Memoirs of Hudson County

Originally appeared in Tiger In The Court
By Paul Hoffman

As election day approached, it was clear that the net was closing on Kenny and his Hudson County cabal. But the Little Guy continued to spout defiance. “I wish that Stern was here,” he said in early October, “so I could spit in his eye.”

On October 29, Kenny threw a $100-a-plate dinner at the Jersey City Armory for Senator Harrison Williams, running for reelection against the Republican state chairman, Nelson Gross. Speaker after speaker laced into Lacey and the federal investigation. Congressman Gallagher called it “a Gestapo stalking through our county, an anglicized version.”
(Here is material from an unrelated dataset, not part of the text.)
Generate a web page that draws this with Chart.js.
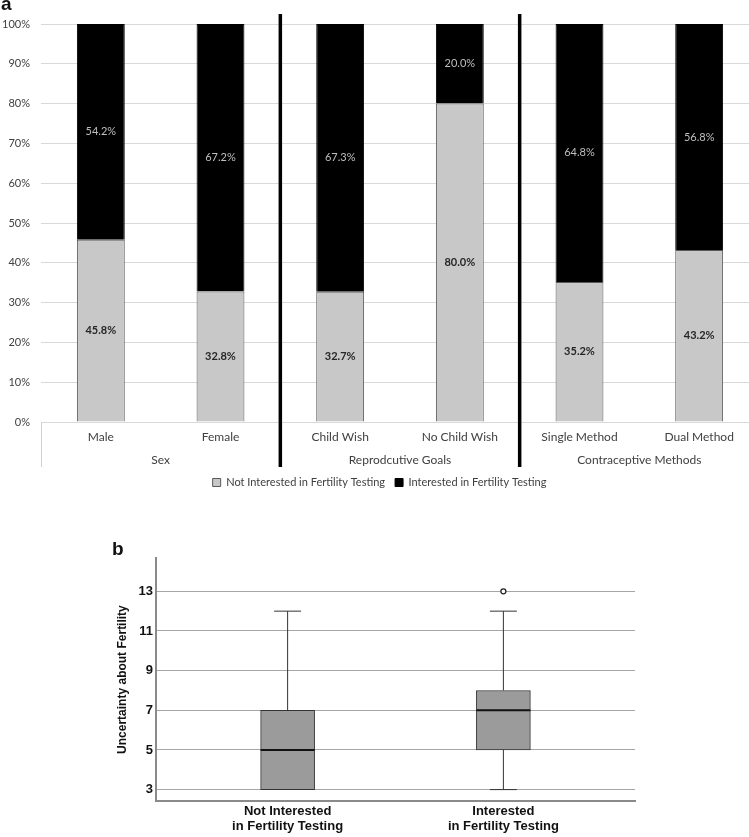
<!DOCTYPE html>
<html lang="en">
<head>
<meta charset="UTF-8">
<title>Interest in fertility testing</title>
<style>
    body {
        margin: 0;
        background: #fff;
        overflow: hidden;
        width: 749px;
        height: 837px;
        position: relative;
    }
    .panel-letter {
        position: absolute;
        font-family: "Liberation Sans", Arial, sans-serif;
        font-weight: bold;
        font-size: 19px;
        line-height: 1;
        color: #111;
    }
    #boxA { position: absolute; left: 0; top: 0; width: 759px; height: 498px; }
    #boxB { position: absolute; left: 0; top: 535px; width: 749px; height: 302px; }
</style>
</head>
<body>

<div id="boxA"><canvas id="chartA" width="759" height="498"></canvas></div>
<div id="boxB"><canvas id="chartB" width="749" height="302"></canvas></div>
<div class="panel-letter" style="left:1px; top:-6px">a</div>
<div class="panel-letter" style="left:112px; top:539px">b</div>

<script src="https://cdn.jsdelivr.net/npm/chart.js"></script>
<script>
    // panel a: share interested / not interested per subgroup (%)
    const categories = ['Male', 'Female', 'Child Wish', 'No Child Wish', 'Single Method', 'Dual Method'];
    const groupLabels = ['Sex', 'Reprodcutive Goals', 'Contraceptive Methods'];
    const groupSizes = [2, 2, 2];
    const notInterested = [45.8, 32.8, 32.7, 80.0, 35.2, 43.2];
    const interested = [54.2, 67.2, 67.3, 20.0, 64.8, 56.8];

    // panel b: box plot of uncertainty about fertility
    const boxGroups = [['Not Interested', 'in Fertility Testing'], ['Interested', 'in Fertility Testing']];
    const boxMin = [3, 3];
    const boxQ1 = [3, 5];
    const boxMedian = [5, 7];
    const boxQ3 = [7, 8];
    const boxMax = [12, 12];
    const outliers = [[], [13]];
    const uncertaintyTicks = [3, 5, 7, 9, 11, 13];

    const excelFont = 'Lato, "Open Sans", sans-serif';
    const arialFont = '"Liberation Sans", Arial, sans-serif';

    // writes the percentage in the middle of every stacked segment
    const segmentLabels = {
        id: 'segmentLabels',
        afterDatasetsDraw(chart) {
            const ctx = chart.ctx;
            ctx.save();
            ctx.textAlign = 'center';
            ctx.textBaseline = 'middle';
            chart.data.datasets.forEach((ds, di) => {
                chart.getDatasetMeta(di).data.forEach((bar, i) => {
                    const p = bar.getCenterPoint();
                    ctx.font = (di === 0 ? 'bold ' : '') + '11px ' + excelFont;
                    ctx.fillStyle = di === 0 ? '#262626' : '#bfbfbf';
                    ctx.fillText(ds.data[i].toFixed(1) + '%', p.x, p.y);
                });
            });
            ctx.restore();
        }
    };

    // thick separators between the category groups
    const groupLines = {
        id: 'groupLines',
        afterDraw(chart) {
            const x = chart.scales.x, x2 = chart.scales.x2, area = chart.chartArea;
            const step = x.getPixelForValue(1) - x.getPixelForValue(0);
            const ctx = chart.ctx;
            ctx.save();
            const left = Math.round(x.getPixelForValue(0) - step / 2) + 0.5;
            ctx.strokeStyle = '#d0d0d0';
            ctx.lineWidth = 1;
            ctx.beginPath();
            ctx.moveTo(left, area.bottom);
            ctx.lineTo(left, x2.bottom);
            ctx.stroke();

            ctx.strokeStyle = '#000';
            ctx.lineWidth = 3.5;
            let idx = 0;
            groupSizes.slice(0, -1).forEach(n => {
                idx += n;
                const px = x.getPixelForValue(idx) - step / 2;
                ctx.beginPath();
                ctx.moveTo(px, area.top - 10);
                ctx.lineTo(px, x2.bottom);
                ctx.stroke();
            });
            ctx.restore();
        }
    };

    new Chart(document.getElementById('chartA'), {
        type: 'bar',
        data: {
            labels: categories,
            datasets: [{
                label: 'Not Interested in Fertility Testing',
                data: notInterested,
                backgroundColor: '#c8c8c8',
                borderColor: '#595959',
                borderWidth: 1
            }, {
                label: 'Interested in Fertility Testing',
                data: interested,
                backgroundColor: '#000',
                borderColor: '#000',
                borderWidth: 1
            }]
        },
        options: {
            responsive: false,
            animation: false,
            layout: { padding: { top: 24, left: 0, right: 0, bottom: 0 } },
            datasets: { bar: { categoryPercentage: 1, barPercentage: 0.4 } },
            plugins: {
                legend: {
                    position: 'bottom',
                    labels: {
                        boxWidth: 8,
                        boxHeight: 8,
                        padding: 10,
                        color: '#404040',
                        font: { family: excelFont, size: 11 }
                    }
                },
                tooltip: { enabled: false }
            },
            scales: {
                x: {
                    stacked: true,
                    grid: { display: false, drawTicks: false },
                    border: { display: false },
                    ticks: { padding: 8, color: '#404040', font: { family: excelFont, size: 12 } },
                    afterFit: s => { s.height = 24; }
                },
                x2: {
                    type: 'category',
                    labels: groupLabels,
                    position: 'bottom',
                    offset: true,
                    weight: 1,
                    grid: { display: false, drawTicks: false },
                    border: { display: false },
                    ticks: { padding: 7, color: '#404040', font: { family: excelFont, size: 12 } },
                    afterFit: s => { s.height = 21; }
                },
                y: {
                    stacked: true,
                    min: 0,
                    max: 100,
                    ticks: {
                        stepSize: 10,
                        padding: 11,
                        color: '#404040',
                        font: { family: excelFont, size: 11 },
                        callback: v => v + '%'
                    },
                    grid: { color: '#d9d9d9', drawTicks: false },
                    border: { display: false },
                    afterFit: s => { s.width = 41; }
                }
            }
        },
        plugins: [segmentLabels, groupLines]
    });

    // whiskers, caps and median for the box plot
    const whiskers = {
        id: 'whiskers',
        afterDatasetsDraw(chart) {
            const y = chart.scales.y, ctx = chart.ctx;
            const boxes = chart.getDatasetMeta(0).data;
            const seg = (x1, y1, x2, y2) => {
                ctx.beginPath();
                ctx.moveTo(x1, y1);
                ctx.lineTo(x2, y2);
                ctx.stroke();
            };
            ctx.save();
            boxes.forEach((bar, i) => {
                const cx = bar.x, half = bar.width / 2, cap = bar.width / 4;
                ctx.strokeStyle = '#333';
                ctx.lineWidth = 1;
                const yMax = y.getPixelForValue(boxMax[i]);
                seg(cx, y.getPixelForValue(boxQ3[i]), cx, yMax);
                seg(cx - cap, yMax, cx + cap, yMax);
                if (boxMin[i] < boxQ1[i]) {
                    const yMin = y.getPixelForValue(boxMin[i]);
                    seg(cx, y.getPixelForValue(boxQ1[i]), cx, yMin);
                    seg(cx - cap, yMin, cx + cap, yMin);
                }
                ctx.strokeStyle = '#111';
                ctx.lineWidth = 2;
                const yMed = y.getPixelForValue(boxMedian[i]);
                seg(cx - half, yMed, cx + half, yMed);
            });
            ctx.restore();
        }
    };

    const outlierPoints = [];
    outliers.forEach((list, i) => list.forEach(v => outlierPoints.push({ x: i + 1, y: v })));

    new Chart(document.getElementById('chartB'), {
        type: 'bar',
        data: {
            datasets: [{
                type: 'bar',
                data: boxQ1.map((q, i) => ({ x: i + 1, y: [q, boxQ3[i]] })),
                backgroundColor: '#9b9b9b',
                borderColor: '#333',
                borderWidth: 1,
                borderSkipped: false,
                barThickness: 54
            }, {
                type: 'scatter',
                data: outlierPoints,
                pointRadius: 2.5,
                pointBackgroundColor: '#fff',
                pointBorderColor: '#222',
                pointBorderWidth: 1.3
            }]
        },
        options: {
            responsive: false,
            animation: false,
            layout: { padding: { top: 23, left: 108, right: 114, bottom: 0 } },
            plugins: { legend: { display: false }, tooltip: { enabled: false } },
            scales: {
                x: {
                    type: 'linear',
                    offset: false,
                    min: 0.39,
                    max: 2.61,
                    afterBuildTicks: s => { s.ticks = boxGroups.map((g, i) => ({ value: i + 1 })); },
                    ticks: {
                        autoSkip: false,
                        maxRotation: 0,
                        padding: 3,
                        color: '#111',
                        font: { family: arialFont, size: 13, weight: 'bold', lineHeight: 1.15 },
                        callback: (v, i) => boxGroups[i]
                    },
                    grid: { display: false, drawTicks: false },
                    border: { color: '#8a8a8a', width: 2 }
                },
                y: {
                    min: 2.42,
                    max: 14.68,
                    afterBuildTicks: s => { s.ticks = uncertaintyTicks.map(v => ({ value: v })); },
                    ticks: {
                        padding: 3,
                        color: '#111',
                        font: { family: arialFont, size: 13, weight: 'bold' }
                    },
                    grid: { color: '#a6a6a6', drawTicks: false },
                    border: { color: '#8a8a8a', width: 2 },
                    title: {
                        display: true,
                        text: 'Uncertainty about Fertility',
                        color: '#111',
                        font: { family: arialFont, size: 12, weight: 'bold' },
                        padding: { top: 7, bottom: 0 }
                    },
                    afterFit: s => { s.width = 48; }
                }
            }
        },
        plugins: [whiskers]
    });
</script>

</body>
</html>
Among the Irish Catholic Democrats of Hudson County, anything anglican is suspect.

Kenny also injected a racial motif into his remarks-of a different sort. He acknowledged buying the bonds: “I never knew that when you want to take care of daughter and children that it was an offense against the U.S. government. If that displeases Lacey or that great Jewish lawyer Stern, well, that’s just too bad. I’m going to provide for the welfare of my children.”

The Newark News said that Kenny had “reached depths of personal and religious vilification.” Senator Williams had to issue a statement expressing his “deep regret” over Kenny’s language, though he doubted that Kenny had intended an anti-Semitic slur. He hailed the Little Guy as “a great humanitarian.”

Williams romped to an unexpectedly easy victory. Two days later the “great humanitarian” John V. Kenny appeared, under subpoena, before the grand jury. He was accompanied by his attorney, the late Walter D. Van Riper, who had had firsthand experience of the Byzantine intrigues of Hudson County politics. As state attorney general during World War Two, he had investigated gambling in Jersey City and had obtained several indictments. Whereupon the U.S. attorney’s office, headed by a Hague hireling, indicted Van Riper-for allegedly selling black-market gasoline. Not surprisingly, both cases lapsed into limbo.

Kenny didn’t spit in Stern’s eye-he took the Fifth Amendment . . . or tried to. He refused to sign a waiver of immunity and asked permission to read a statement. He got it-but before he could get the words out of his mouth, Stern started firing a barrage of questions: “Did you purchase those bonds?”

“Certainly I did.”

“Did you purchase them for cash?”


“Through what means did you purchase them for cash?”

“What do you mean?”

“How did you buy them?”

“With cash – cash that I had saved for forty years.”

“Who handled the transaction for you?”

“Well, I’m not supposed to answer any questions….”

But he did-for eight more pages of transcript. Kenny insisted that the cash came from his private business concern, Terminal Industries, which cleaned cars on the Pennsylvania Railroad, and that his wife kept the money in a basement clothes hamper.

Finally, Kenny managed to read the statement Van Riper had prepared: “Mr. District Attorney, members of the grand jury: I am advised by my legal counsel that in view of the fact that I am the target of this investigation and that an effort is being made to bring about my indictment, if I were compelled to testify at this time, it would amount to a violation of my constitutional rights. Therefore, acting on that advice, I most respectfully decline to answer the questions asked of me in this proceeding on the ground that to do so might incriminate me.”